* Exercise aim
Transcribe the records that follow. Keep every word exactly, and drop the pictures.

* Dataset entries
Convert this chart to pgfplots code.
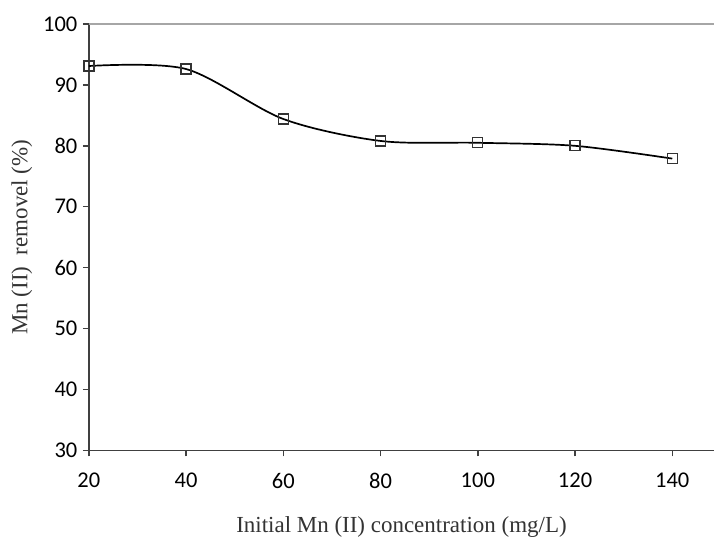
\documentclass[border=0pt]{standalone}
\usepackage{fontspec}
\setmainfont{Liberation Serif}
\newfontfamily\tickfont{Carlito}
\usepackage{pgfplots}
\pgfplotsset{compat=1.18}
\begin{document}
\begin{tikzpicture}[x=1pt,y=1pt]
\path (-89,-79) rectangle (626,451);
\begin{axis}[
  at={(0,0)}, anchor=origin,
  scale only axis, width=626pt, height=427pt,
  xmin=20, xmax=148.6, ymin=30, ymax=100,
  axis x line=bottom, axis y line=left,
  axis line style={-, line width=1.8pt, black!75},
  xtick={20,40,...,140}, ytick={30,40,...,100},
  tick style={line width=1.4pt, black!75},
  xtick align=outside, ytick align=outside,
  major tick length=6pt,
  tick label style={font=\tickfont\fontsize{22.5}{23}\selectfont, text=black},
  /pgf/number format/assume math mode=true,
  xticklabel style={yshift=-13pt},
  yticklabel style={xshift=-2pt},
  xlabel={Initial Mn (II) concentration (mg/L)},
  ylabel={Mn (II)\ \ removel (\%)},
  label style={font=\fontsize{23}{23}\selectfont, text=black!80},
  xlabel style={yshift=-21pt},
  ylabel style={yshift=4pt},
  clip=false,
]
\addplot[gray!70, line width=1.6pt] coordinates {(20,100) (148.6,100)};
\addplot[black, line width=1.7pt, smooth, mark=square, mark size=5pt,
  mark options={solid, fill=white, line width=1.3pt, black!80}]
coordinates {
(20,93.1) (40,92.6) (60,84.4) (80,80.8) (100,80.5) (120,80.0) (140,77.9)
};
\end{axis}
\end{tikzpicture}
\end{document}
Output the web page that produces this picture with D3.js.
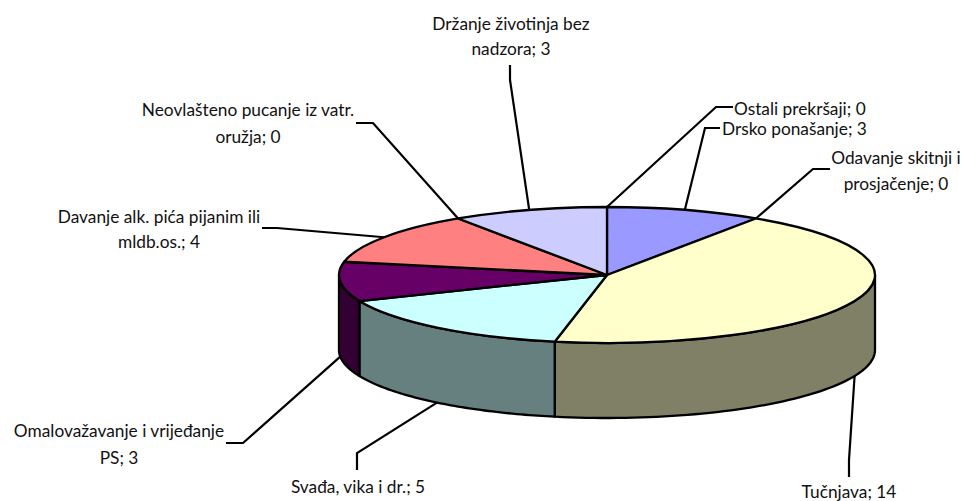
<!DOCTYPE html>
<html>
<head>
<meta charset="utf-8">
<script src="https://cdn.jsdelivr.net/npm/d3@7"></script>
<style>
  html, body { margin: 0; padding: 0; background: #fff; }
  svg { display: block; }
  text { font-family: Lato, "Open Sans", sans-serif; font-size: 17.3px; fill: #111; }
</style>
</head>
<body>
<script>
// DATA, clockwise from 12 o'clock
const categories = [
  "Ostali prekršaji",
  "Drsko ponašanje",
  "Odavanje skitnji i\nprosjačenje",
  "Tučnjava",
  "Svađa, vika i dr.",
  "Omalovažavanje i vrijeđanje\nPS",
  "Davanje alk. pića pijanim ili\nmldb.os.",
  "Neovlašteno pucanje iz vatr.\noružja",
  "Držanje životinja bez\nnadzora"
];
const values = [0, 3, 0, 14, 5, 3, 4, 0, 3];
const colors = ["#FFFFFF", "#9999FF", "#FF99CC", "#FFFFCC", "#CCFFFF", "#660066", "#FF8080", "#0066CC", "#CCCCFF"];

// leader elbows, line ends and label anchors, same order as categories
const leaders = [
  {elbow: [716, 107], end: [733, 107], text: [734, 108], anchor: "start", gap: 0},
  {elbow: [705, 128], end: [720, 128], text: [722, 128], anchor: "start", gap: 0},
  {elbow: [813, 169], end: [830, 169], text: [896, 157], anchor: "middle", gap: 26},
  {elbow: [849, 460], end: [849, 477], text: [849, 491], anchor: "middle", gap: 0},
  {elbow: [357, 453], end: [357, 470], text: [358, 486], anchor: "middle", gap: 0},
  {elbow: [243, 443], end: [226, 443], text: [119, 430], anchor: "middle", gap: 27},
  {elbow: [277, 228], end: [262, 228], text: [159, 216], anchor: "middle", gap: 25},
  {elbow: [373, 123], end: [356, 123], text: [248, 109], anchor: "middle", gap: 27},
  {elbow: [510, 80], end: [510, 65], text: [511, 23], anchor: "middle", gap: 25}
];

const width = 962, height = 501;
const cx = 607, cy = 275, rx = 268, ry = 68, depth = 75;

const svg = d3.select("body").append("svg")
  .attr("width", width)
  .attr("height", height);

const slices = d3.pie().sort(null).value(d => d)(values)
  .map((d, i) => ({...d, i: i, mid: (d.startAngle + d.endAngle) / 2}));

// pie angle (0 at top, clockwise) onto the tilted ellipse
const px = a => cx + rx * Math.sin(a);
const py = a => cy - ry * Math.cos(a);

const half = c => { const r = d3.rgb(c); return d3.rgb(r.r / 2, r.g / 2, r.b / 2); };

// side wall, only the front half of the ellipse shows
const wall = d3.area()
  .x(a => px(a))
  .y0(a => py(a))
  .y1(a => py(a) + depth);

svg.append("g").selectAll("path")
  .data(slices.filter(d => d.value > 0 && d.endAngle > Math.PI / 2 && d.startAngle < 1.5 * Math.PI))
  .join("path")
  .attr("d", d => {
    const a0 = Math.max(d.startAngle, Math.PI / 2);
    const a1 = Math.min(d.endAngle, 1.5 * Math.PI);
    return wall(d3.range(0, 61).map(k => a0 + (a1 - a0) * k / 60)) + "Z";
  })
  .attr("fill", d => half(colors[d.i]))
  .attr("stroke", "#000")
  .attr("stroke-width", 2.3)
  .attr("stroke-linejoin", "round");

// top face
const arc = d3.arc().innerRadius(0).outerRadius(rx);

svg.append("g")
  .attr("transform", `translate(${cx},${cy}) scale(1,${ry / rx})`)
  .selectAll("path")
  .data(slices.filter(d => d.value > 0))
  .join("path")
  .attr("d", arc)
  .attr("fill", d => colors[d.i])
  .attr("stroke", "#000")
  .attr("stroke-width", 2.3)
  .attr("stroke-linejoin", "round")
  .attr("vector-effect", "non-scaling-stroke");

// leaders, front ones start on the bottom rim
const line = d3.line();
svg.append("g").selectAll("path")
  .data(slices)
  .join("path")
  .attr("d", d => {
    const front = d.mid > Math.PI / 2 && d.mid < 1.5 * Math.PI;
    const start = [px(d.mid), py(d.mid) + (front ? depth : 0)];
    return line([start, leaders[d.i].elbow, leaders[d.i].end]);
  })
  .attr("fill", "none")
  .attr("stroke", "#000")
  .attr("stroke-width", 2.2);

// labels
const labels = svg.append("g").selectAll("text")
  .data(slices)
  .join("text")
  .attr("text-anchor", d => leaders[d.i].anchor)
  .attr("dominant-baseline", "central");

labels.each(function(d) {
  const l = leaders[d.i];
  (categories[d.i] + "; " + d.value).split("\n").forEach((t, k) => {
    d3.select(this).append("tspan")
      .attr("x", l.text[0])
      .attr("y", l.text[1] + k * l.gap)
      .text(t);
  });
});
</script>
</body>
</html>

* Answer to this problem
Convert this chart to pgfplots code.
\documentclass[border=0pt]{standalone}
\usepackage{fontspec}
\setmainfont{Liberation Serif}
\newfontfamily\tickfont{Carlito}
\usepackage{pgfplots}
\pgfplotsset{compat=1.18}
\begin{document}
\begin{tikzpicture}[x=1pt,y=1pt]
\path (-89,-79) rectangle (626,451);
\begin{axis}[
  at={(0,0)}, anchor=origin,
  scale only axis, width=626pt, height=427pt,
  xmin=20, xmax=148.6, ymin=30, ymax=100,
  axis x line=bottom, axis y line=left,
  axis line style={-, line width=1.8pt, black!75},
  xtick={20,40,...,140}, ytick={30,40,...,100},
  tick style={line width=1.4pt, black!75},
  xtick align=outside, ytick align=outside,
  major tick length=6pt,
  tick label style={font=\tickfont\fontsize{22.5}{23}\selectfont, text=black},
  /pgf/number format/assume math mode=true,
  xticklabel style={yshift=-13pt},
  yticklabel style={xshift=-2pt},
  xlabel={Initial Mn (II) concentration (mg/L)},
  ylabel={Mn (II)\ \ removel (\%)},
  label style={font=\fontsize{23}{23}\selectfont, text=black!80},
  xlabel style={yshift=-21pt},
  ylabel style={yshift=4pt},
  clip=false,
]
\addplot[gray!70, line width=1.6pt] coordinates {(20,100) (148.6,100)};
\addplot[black, line width=1.7pt, smooth, mark=square, mark size=5pt,
  mark options={solid, fill=white, line width=1.3pt, black!80}]
coordinates {
(20,93.1) (40,92.6) (60,84.4) (80,80.8) (100,80.5) (120,80.0) (140,77.9)
};
\end{axis}
\end{tikzpicture}
\end{document}
Output the web page that produces this picture with D3.js.
<!DOCTYPE html>
<html>
<head>
<meta charset="utf-8">
<script src="https://cdn.jsdelivr.net/npm/d3@7"></script>
<style>
  html, body { margin: 0; padding: 0; background: #fff; }
  svg { display: block; }
  text { font-family: Lato, "Open Sans", sans-serif; font-size: 17.3px; fill: #111; }
</style>
</head>
<body>
<script>
// DATA, clockwise from 12 o'clock
const categories = [
  "Ostali prekršaji",
  "Drsko ponašanje",
  "Odavanje skitnji i\nprosjačenje",
  "Tučnjava",
  "Svađa, vika i dr.",
  "Omalovažavanje i vrijeđanje\nPS",
  "Davanje alk. pića pijanim ili\nmldb.os.",
  "Neovlašteno pucanje iz vatr.\noružja",
  "Držanje životinja bez\nnadzora"
];
const values = [0, 3, 0, 14, 5, 3, 4, 0, 3];
const colors = ["#FFFFFF", "#9999FF", "#FF99CC", "#FFFFCC", "#CCFFFF", "#660066", "#FF8080", "#0066CC", "#CCCCFF"];

// leader elbows, line ends and label anchors, same order as categories
const leaders = [
  {elbow: [716, 107], end: [733, 107], text: [734, 108], anchor: "start", gap: 0},
  {elbow: [705, 128], end: [720, 128], text: [722, 128], anchor: "start", gap: 0},
  {elbow: [813, 169], end: [830, 169], text: [896, 157], anchor: "middle", gap: 26},
  {elbow: [849, 460], end: [849, 477], text: [849, 491], anchor: "middle", gap: 0},
  {elbow: [357, 453], end: [357, 470], text: [358, 486], anchor: "middle", gap: 0},
  {elbow: [243, 443], end: [226, 443], text: [119, 430], anchor: "middle", gap: 27},
  {elbow: [277, 228], end: [262, 228], text: [159, 216], anchor: "middle", gap: 25},
  {elbow: [373, 123], end: [356, 123], text: [248, 109], anchor: "middle", gap: 27},
  {elbow: [510, 80], end: [510, 65], text: [511, 23], anchor: "middle", gap: 25}
];

const width = 962, height = 501;
const cx = 607, cy = 275, rx = 268, ry = 68, depth = 75;

const svg = d3.select("body").append("svg")
  .attr("width", width)
  .attr("height", height);

const slices = d3.pie().sort(null).value(d => d)(values)
  .map((d, i) => ({...d, i: i, mid: (d.startAngle + d.endAngle) / 2}));

// pie angle (0 at top, clockwise) onto the tilted ellipse
const px = a => cx + rx * Math.sin(a);
const py = a => cy - ry * Math.cos(a);

const half = c => { const r = d3.rgb(c); return d3.rgb(r.r / 2, r.g / 2, r.b / 2); };

// side wall, only the front half of the ellipse shows
const wall = d3.area()
  .x(a => px(a))
  .y0(a => py(a))
  .y1(a => py(a) + depth);

svg.append("g").selectAll("path")
  .data(slices.filter(d => d.value > 0 && d.endAngle > Math.PI / 2 && d.startAngle < 1.5 * Math.PI))
  .join("path")
  .attr("d", d => {
    const a0 = Math.max(d.startAngle, Math.PI / 2);
    const a1 = Math.min(d.endAngle, 1.5 * Math.PI);
    return wall(d3.range(0, 61).map(k => a0 + (a1 - a0) * k / 60)) + "Z";
  })
  .attr("fill", d => half(colors[d.i]))
  .attr("stroke", "#000")
  .attr("stroke-width", 2.3)
  .attr("stroke-linejoin", "round");

// top face
const arc = d3.arc().innerRadius(0).outerRadius(rx);

svg.append("g")
  .attr("transform", `translate(${cx},${cy}) scale(1,${ry / rx})`)
  .selectAll("path")
  .data(slices.filter(d => d.value > 0))
  .join("path")
  .attr("d", arc)
  .attr("fill", d => colors[d.i])
  .attr("stroke", "#000")
  .attr("stroke-width", 2.3)
  .attr("stroke-linejoin", "round")
  .attr("vector-effect", "non-scaling-stroke");

// leaders, front ones start on the bottom rim
const line = d3.line();
svg.append("g").selectAll("path")
  .data(slices)
  .join("path")
  .attr("d", d => {
    const front = d.mid > Math.PI / 2 && d.mid < 1.5 * Math.PI;
    const start = [px(d.mid), py(d.mid) + (front ? depth : 0)];
    return line([start, leaders[d.i].elbow, leaders[d.i].end]);
  })
  .attr("fill", "none")
  .attr("stroke", "#000")
  .attr("stroke-width", 2.2);

// labels
const labels = svg.append("g").selectAll("text")
  .data(slices)
  .join("text")
  .attr("text-anchor", d => leaders[d.i].anchor)
  .attr("dominant-baseline", "central");

labels.each(function(d) {
  const l = leaders[d.i];
  (categories[d.i] + "; " + d.value).split("\n").forEach((t, k) => {
    d3.select(this).append("tspan")
      .attr("x", l.text[0])
      .attr("y", l.text[1] + k * l.gap)
      .text(t);
  });
});
</script>
</body>
</html>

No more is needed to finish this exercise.